:: What you have to do ::
Emit the exact text of every line from the line with "Output the Python" to the line with "plt.rcParams['font.family'] = ['Liberation", both ends included. No other output is expected.

:: Stored rows ::

** Begin **

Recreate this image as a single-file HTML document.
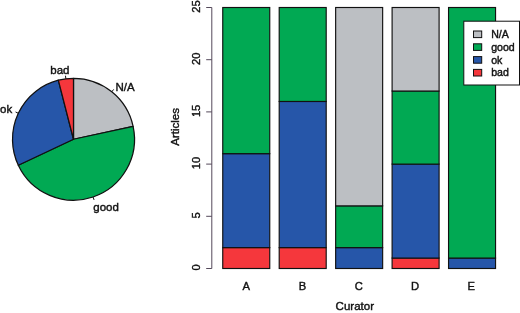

** End **
** Begin **

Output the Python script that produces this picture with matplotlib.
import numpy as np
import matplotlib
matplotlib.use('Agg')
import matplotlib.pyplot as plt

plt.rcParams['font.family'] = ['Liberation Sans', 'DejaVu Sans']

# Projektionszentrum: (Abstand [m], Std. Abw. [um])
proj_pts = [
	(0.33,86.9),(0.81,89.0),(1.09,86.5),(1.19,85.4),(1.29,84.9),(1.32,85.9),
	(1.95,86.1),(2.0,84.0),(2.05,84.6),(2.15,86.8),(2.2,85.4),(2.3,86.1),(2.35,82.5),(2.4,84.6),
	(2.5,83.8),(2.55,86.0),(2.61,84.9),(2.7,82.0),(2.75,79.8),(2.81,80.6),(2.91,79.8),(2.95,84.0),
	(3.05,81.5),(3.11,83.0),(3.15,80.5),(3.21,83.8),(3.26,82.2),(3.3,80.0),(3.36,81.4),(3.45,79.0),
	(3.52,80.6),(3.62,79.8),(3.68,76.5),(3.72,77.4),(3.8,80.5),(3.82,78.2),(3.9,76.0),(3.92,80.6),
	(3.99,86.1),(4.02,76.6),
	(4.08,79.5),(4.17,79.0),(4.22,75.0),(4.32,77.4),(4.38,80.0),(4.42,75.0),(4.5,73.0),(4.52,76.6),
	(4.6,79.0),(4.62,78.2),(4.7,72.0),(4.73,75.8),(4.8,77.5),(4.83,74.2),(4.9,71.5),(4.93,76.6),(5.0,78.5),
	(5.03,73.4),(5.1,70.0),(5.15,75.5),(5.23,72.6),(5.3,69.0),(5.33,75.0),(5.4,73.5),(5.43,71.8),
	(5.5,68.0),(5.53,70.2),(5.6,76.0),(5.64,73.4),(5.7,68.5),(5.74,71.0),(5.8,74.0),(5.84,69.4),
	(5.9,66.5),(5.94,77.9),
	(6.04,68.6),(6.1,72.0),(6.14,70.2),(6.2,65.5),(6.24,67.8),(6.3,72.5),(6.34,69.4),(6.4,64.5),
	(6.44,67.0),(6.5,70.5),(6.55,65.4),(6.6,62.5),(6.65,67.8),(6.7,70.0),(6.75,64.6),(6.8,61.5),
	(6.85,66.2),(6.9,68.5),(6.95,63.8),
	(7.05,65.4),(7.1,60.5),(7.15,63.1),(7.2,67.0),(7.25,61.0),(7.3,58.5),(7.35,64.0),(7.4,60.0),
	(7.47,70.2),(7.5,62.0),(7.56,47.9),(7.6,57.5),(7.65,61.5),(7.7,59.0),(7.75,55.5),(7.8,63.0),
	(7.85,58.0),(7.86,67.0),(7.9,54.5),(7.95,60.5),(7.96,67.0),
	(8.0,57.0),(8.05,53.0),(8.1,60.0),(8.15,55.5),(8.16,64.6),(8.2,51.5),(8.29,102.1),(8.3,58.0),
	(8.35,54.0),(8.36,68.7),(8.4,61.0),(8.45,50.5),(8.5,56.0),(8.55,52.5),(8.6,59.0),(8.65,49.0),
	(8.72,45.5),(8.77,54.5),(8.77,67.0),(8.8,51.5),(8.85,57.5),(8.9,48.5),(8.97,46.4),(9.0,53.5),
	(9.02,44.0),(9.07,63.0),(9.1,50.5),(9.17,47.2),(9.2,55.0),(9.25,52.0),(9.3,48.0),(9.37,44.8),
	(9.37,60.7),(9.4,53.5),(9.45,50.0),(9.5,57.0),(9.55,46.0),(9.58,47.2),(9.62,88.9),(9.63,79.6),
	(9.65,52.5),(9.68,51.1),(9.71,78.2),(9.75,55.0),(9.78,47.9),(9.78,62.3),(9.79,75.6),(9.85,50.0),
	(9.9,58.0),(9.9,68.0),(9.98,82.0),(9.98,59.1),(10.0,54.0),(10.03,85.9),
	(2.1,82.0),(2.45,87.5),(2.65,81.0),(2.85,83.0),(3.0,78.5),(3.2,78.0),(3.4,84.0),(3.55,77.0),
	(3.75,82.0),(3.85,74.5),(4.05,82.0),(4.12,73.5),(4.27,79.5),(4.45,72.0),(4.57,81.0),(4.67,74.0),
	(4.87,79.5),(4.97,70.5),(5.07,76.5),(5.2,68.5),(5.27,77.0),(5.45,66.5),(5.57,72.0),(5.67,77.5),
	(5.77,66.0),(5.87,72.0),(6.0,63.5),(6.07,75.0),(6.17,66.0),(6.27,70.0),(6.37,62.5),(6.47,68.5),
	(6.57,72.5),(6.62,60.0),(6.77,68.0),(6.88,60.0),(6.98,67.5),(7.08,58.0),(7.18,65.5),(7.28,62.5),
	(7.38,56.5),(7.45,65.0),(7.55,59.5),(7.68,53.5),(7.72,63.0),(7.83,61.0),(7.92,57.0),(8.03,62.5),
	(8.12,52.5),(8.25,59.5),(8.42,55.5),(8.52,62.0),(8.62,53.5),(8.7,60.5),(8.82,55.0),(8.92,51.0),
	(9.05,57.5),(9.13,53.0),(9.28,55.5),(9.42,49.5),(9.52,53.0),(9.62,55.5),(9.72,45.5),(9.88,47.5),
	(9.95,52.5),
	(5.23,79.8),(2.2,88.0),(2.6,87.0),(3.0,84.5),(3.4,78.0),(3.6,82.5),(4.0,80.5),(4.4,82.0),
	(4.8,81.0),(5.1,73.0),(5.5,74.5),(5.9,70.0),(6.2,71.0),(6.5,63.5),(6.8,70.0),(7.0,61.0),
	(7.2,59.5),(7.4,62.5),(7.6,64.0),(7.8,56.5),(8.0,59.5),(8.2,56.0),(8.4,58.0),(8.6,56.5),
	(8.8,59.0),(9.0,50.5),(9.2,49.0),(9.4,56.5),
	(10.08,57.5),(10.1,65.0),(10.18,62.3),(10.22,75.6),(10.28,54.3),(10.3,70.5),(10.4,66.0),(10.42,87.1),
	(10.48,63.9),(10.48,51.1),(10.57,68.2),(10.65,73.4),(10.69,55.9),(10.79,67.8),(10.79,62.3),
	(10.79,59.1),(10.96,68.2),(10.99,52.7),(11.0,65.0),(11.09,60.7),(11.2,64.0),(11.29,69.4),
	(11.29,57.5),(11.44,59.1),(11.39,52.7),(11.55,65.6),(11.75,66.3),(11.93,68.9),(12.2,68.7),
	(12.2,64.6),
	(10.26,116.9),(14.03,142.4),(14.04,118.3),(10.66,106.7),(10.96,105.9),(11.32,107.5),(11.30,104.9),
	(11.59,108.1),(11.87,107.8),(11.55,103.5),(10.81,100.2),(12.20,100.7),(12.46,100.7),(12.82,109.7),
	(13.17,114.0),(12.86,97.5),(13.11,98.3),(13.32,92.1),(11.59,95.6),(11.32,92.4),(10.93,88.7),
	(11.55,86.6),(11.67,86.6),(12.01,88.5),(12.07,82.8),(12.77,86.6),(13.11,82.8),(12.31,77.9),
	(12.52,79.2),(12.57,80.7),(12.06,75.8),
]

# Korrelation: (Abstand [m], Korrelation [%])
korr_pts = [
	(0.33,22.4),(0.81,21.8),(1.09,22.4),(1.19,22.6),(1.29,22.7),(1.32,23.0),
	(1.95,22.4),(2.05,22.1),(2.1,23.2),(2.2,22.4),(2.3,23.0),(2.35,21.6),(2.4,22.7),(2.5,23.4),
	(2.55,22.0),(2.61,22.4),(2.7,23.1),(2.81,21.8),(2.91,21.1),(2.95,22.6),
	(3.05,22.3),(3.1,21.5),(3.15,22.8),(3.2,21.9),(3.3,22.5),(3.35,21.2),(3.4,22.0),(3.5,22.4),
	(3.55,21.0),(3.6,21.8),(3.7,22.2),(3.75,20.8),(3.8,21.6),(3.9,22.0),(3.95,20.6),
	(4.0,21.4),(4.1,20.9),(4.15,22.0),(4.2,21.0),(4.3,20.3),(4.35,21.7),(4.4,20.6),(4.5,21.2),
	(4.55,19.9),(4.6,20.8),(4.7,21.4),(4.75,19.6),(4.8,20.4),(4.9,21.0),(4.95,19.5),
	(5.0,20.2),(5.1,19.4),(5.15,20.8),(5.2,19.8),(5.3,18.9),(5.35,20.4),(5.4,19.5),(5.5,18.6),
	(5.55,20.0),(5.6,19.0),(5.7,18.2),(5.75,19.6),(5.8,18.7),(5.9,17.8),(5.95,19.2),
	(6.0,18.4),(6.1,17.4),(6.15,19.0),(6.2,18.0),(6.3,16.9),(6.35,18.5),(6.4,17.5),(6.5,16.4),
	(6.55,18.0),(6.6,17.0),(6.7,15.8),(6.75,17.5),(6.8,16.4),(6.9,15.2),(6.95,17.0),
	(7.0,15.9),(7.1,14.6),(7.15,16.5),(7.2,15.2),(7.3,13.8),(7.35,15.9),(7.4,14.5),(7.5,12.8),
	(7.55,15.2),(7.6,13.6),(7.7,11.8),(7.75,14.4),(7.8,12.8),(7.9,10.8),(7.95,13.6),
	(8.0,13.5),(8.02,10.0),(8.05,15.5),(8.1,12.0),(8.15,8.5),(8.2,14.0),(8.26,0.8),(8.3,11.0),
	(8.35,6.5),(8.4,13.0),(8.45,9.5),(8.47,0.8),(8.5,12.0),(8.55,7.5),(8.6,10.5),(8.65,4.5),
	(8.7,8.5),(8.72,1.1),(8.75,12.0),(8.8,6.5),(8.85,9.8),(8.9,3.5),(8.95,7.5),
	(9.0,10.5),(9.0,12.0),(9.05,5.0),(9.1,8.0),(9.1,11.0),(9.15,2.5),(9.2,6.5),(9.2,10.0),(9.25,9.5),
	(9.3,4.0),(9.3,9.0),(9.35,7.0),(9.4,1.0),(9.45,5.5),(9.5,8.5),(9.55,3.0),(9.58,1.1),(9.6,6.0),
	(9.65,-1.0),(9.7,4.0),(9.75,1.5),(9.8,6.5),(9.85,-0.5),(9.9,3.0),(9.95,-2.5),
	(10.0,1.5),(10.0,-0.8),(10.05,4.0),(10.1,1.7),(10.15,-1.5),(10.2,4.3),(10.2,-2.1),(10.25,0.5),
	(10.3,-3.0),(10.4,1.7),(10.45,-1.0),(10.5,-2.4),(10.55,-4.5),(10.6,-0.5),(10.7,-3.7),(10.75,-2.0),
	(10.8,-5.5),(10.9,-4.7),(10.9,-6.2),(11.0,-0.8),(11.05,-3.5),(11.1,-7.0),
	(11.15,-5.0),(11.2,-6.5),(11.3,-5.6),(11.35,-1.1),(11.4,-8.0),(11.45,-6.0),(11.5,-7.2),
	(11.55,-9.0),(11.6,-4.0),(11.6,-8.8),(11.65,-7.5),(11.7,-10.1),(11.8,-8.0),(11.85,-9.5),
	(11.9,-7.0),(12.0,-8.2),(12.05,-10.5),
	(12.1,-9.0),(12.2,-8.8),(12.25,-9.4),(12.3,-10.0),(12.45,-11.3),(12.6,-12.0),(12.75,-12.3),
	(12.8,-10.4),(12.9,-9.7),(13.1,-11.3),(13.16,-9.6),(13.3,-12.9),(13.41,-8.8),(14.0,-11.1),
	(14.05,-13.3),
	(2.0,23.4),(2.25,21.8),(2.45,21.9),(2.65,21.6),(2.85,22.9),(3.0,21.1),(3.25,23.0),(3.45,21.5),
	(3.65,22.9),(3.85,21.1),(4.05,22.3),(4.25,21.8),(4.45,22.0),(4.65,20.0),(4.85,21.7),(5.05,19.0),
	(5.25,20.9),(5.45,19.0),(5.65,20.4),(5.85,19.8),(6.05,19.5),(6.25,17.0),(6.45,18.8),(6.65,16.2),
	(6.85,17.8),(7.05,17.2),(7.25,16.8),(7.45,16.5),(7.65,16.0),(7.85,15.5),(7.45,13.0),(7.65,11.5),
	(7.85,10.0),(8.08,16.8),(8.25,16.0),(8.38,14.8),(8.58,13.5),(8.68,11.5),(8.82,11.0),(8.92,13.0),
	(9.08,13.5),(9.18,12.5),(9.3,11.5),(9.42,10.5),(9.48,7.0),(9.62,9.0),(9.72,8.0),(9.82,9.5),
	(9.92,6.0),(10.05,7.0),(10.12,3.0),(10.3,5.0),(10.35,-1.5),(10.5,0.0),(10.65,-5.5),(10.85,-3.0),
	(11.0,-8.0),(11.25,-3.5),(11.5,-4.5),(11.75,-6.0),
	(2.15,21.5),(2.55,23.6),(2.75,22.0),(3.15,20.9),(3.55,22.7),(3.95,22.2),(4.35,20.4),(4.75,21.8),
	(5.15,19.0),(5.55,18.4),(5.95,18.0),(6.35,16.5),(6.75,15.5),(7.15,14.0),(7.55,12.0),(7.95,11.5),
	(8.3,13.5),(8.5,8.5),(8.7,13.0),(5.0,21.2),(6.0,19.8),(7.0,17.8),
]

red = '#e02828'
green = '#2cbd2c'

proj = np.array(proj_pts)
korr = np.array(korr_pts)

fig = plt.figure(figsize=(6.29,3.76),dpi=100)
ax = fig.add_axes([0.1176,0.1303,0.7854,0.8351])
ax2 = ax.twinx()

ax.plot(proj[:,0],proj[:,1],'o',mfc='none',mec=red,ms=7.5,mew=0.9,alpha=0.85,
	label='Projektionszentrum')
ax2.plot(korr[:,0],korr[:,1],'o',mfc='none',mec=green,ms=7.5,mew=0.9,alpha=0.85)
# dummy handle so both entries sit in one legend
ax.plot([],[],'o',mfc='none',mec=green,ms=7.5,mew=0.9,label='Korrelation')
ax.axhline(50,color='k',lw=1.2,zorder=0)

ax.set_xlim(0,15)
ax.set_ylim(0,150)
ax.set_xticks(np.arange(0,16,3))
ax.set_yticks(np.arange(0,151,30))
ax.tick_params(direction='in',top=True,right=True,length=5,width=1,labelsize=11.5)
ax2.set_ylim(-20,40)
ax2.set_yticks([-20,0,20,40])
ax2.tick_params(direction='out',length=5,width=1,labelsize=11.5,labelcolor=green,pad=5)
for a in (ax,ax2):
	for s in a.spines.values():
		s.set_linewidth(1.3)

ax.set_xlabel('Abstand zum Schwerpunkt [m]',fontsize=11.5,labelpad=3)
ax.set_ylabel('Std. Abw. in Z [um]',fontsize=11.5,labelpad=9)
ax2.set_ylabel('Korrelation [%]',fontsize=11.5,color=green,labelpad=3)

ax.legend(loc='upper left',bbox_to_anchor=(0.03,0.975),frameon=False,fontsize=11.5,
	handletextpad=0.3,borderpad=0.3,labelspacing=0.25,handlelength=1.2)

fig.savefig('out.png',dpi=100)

** End **
** Begin **

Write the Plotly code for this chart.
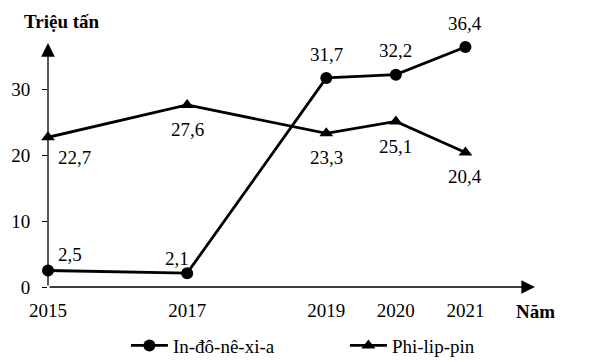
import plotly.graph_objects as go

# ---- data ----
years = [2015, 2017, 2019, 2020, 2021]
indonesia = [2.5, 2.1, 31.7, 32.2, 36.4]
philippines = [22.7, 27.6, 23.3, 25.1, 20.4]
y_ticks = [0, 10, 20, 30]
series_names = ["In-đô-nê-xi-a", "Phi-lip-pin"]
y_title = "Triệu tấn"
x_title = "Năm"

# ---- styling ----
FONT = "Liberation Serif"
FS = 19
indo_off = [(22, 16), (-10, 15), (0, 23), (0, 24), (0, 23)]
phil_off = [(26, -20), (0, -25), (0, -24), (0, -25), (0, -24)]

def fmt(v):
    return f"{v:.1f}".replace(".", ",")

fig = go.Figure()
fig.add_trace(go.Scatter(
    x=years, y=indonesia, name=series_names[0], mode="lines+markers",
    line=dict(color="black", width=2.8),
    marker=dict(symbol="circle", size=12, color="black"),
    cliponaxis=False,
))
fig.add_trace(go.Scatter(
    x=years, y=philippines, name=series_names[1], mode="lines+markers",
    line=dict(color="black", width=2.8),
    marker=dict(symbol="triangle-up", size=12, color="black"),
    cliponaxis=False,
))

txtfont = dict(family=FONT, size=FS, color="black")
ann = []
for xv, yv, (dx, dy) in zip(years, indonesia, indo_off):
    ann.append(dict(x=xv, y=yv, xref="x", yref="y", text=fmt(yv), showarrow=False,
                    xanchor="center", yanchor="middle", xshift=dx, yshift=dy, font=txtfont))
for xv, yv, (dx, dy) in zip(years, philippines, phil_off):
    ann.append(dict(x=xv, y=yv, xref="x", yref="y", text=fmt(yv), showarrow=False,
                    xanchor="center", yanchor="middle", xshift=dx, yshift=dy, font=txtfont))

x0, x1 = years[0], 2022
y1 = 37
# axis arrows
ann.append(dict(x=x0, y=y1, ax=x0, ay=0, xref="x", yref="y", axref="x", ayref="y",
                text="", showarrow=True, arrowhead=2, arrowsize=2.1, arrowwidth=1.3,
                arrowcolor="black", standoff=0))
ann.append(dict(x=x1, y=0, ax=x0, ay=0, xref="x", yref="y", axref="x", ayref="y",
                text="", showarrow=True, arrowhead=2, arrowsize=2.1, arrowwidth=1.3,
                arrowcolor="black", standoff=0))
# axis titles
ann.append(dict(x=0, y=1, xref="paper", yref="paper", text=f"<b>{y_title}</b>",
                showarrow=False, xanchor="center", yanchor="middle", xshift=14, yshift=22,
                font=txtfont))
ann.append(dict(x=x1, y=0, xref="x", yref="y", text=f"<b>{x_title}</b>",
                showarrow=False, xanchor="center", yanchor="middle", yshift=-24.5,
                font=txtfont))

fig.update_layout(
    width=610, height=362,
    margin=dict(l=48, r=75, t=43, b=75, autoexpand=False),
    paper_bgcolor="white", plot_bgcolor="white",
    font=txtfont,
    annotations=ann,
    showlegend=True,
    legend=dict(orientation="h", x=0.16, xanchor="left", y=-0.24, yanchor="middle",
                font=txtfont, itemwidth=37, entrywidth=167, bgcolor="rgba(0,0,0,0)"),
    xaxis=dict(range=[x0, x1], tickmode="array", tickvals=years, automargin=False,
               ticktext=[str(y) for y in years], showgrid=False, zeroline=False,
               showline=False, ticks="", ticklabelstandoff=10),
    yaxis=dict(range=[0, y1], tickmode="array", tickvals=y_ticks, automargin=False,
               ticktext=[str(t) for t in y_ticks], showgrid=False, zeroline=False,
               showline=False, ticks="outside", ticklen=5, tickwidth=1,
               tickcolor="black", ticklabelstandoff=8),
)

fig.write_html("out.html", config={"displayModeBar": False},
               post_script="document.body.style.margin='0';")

** End **

:: Solution for this task ::
Output the Python script that produces this picture with matplotlib.
import numpy as np
import matplotlib
matplotlib.use('Agg')
import matplotlib.pyplot as plt

plt.rcParams['font.family'] = ['Liberation Sans', 'DejaVu Sans']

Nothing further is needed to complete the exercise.